### PROBLEM REQUIREMENTS
Return only the lines from the top of the material through the line marked by "545, 560, 584]", unaltered.

══ COLLECTED MATERIAL

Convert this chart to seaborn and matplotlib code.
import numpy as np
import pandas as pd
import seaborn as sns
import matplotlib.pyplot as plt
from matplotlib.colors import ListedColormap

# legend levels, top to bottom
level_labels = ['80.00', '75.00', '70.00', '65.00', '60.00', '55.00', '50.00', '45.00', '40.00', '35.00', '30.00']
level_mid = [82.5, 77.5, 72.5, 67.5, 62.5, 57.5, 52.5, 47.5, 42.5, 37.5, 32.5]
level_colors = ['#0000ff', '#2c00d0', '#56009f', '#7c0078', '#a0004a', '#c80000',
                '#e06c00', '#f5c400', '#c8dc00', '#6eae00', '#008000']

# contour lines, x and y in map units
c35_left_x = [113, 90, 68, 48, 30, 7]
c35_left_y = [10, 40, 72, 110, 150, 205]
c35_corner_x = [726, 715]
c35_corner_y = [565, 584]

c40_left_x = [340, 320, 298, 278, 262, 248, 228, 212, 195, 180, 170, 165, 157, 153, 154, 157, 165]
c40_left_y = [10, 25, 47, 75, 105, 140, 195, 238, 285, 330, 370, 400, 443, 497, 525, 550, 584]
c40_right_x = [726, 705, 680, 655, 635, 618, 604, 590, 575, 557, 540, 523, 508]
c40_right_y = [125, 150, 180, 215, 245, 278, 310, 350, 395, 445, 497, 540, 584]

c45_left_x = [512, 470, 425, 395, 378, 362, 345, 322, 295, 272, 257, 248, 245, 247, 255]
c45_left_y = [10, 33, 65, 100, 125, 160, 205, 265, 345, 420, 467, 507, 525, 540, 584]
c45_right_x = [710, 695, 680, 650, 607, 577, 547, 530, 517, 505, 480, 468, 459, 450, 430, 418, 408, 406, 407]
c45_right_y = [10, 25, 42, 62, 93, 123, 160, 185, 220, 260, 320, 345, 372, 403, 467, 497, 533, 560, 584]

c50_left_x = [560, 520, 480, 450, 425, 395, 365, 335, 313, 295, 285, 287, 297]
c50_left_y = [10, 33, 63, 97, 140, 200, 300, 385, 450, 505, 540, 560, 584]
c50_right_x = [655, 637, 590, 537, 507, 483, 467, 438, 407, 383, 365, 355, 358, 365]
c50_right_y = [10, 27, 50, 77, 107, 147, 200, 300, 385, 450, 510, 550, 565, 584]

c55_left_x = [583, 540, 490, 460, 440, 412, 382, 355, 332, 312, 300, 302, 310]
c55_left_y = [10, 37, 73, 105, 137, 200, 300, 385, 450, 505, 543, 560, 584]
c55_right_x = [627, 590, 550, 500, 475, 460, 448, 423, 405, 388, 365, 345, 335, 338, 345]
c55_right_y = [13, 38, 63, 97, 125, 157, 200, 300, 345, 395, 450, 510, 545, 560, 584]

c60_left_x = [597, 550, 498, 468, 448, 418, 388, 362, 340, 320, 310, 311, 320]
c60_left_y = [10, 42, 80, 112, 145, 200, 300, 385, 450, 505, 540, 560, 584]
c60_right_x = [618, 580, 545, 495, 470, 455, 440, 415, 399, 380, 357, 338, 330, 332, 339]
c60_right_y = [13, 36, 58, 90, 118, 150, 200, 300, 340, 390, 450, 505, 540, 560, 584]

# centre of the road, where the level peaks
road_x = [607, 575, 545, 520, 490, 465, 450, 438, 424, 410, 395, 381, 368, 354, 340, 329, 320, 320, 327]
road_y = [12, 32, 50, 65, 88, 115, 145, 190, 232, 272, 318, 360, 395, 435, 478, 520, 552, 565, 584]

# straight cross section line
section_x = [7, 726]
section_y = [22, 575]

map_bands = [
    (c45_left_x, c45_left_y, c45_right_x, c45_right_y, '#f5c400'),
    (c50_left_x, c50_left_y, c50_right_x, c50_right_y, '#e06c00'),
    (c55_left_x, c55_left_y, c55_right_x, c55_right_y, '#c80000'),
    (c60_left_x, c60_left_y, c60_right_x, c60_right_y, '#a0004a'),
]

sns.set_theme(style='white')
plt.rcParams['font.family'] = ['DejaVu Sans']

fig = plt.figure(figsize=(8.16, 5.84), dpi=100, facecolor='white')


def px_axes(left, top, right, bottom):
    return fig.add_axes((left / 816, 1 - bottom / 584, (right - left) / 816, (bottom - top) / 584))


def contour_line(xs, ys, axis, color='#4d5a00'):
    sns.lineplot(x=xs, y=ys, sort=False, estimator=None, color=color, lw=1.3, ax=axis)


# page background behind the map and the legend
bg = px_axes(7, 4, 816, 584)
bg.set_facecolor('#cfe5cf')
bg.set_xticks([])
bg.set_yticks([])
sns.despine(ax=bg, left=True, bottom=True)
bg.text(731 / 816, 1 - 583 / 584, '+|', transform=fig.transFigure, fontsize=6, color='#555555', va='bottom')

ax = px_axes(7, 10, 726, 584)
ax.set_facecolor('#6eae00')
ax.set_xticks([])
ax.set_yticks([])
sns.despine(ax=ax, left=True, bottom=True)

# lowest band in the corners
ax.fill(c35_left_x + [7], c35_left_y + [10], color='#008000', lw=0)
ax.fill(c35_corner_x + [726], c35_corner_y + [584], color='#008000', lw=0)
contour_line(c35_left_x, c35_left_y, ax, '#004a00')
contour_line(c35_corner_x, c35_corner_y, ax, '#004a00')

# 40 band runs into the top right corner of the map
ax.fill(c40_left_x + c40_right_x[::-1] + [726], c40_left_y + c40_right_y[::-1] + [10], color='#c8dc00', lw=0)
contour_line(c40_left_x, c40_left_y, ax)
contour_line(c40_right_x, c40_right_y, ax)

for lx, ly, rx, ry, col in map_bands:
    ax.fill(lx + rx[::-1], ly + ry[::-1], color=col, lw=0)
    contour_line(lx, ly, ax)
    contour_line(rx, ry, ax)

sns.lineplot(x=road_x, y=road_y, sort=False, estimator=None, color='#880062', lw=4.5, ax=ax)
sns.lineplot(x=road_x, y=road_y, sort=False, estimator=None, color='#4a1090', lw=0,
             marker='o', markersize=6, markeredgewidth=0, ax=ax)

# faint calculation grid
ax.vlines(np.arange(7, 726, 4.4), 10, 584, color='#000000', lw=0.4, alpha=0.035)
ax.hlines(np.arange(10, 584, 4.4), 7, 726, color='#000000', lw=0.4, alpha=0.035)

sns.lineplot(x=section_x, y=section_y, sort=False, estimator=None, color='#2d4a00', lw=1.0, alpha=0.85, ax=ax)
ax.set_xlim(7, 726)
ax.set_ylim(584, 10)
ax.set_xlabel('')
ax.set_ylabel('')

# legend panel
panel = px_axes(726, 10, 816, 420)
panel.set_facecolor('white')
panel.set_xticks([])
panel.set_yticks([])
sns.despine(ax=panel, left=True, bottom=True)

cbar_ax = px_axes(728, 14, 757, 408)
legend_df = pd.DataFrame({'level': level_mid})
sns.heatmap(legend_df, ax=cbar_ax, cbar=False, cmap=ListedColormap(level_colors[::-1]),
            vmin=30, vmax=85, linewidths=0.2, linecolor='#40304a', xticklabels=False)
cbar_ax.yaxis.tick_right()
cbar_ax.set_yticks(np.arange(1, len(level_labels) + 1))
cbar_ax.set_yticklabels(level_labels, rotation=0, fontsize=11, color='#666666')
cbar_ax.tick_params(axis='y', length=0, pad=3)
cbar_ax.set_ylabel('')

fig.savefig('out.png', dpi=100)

════

### WRITTEN RESPONSE
Convert this chart to seaborn and matplotlib code.
import numpy as np
import pandas as pd
import seaborn as sns
import matplotlib.pyplot as plt
from matplotlib.colors import ListedColormap

# legend levels, top to bottom
level_labels = ['80.00', '75.00', '70.00', '65.00', '60.00', '55.00', '50.00', '45.00', '40.00', '35.00', '30.00']
level_mid = [82.5, 77.5, 72.5, 67.5, 62.5, 57.5, 52.5, 47.5, 42.5, 37.5, 32.5]
level_colors = ['#0000ff', '#2c00d0', '#56009f', '#7c0078', '#a0004a', '#c80000',
                '#e06c00', '#f5c400', '#c8dc00', '#6eae00', '#008000']

# contour lines, x and y in map units
c35_left_x = [113, 90, 68, 48, 30, 7]
c35_left_y = [10, 40, 72, 110, 150, 205]
c35_corner_x = [726, 715]
c35_corner_y = [565, 584]

c40_left_x = [340, 320, 298, 278, 262, 248, 228, 212, 195, 180, 170, 165, 157, 153, 154, 157, 165]
c40_left_y = [10, 25, 47, 75, 105, 140, 195, 238, 285, 330, 370, 400, 443, 497, 525, 550, 584]
c40_right_x = [726, 705, 680, 655, 635, 618, 604, 590, 575, 557, 540, 523, 508]
c40_right_y = [125, 150, 180, 215, 245, 278, 310, 350, 395, 445, 497, 540, 584]

c45_left_x = [512, 470, 425, 395, 378, 362, 345, 322, 295, 272, 257, 248, 245, 247, 255]
c45_left_y = [10, 33, 65, 100, 125, 160, 205, 265, 345, 420, 467, 507, 525, 540, 584]
c45_right_x = [710, 695, 680, 650, 607, 577, 547, 530, 517, 505, 480, 468, 459, 450, 430, 418, 408, 406, 407]
c45_right_y = [10, 25, 42, 62, 93, 123, 160, 185, 220, 260, 320, 345, 372, 403, 467, 497, 533, 560, 584]

c50_left_x = [560, 520, 480, 450, 425, 395, 365, 335, 313, 295, 285, 287, 297]
c50_left_y = [10, 33, 63, 97, 140, 200, 300, 385, 450, 505, 540, 560, 584]
c50_right_x = [655, 637, 590, 537, 507, 483, 467, 438, 407, 383, 365, 355, 358, 365]
c50_right_y = [10, 27, 50, 77, 107, 147, 200, 300, 385, 450, 510, 550, 565, 584]

c55_left_x = [583, 540, 490, 460, 440, 412, 382, 355, 332, 312, 300, 302, 310]
c55_left_y = [10, 37, 73, 105, 137, 200, 300, 385, 450, 505, 543, 560, 584]
c55_right_x = [627, 590, 550, 500, 475, 460, 448, 423, 405, 388, 365, 345, 335, 338, 345]
c55_right_y = [13, 38, 63, 97, 125, 157, 200, 300, 345, 395, 450, 510, 545, 560, 584]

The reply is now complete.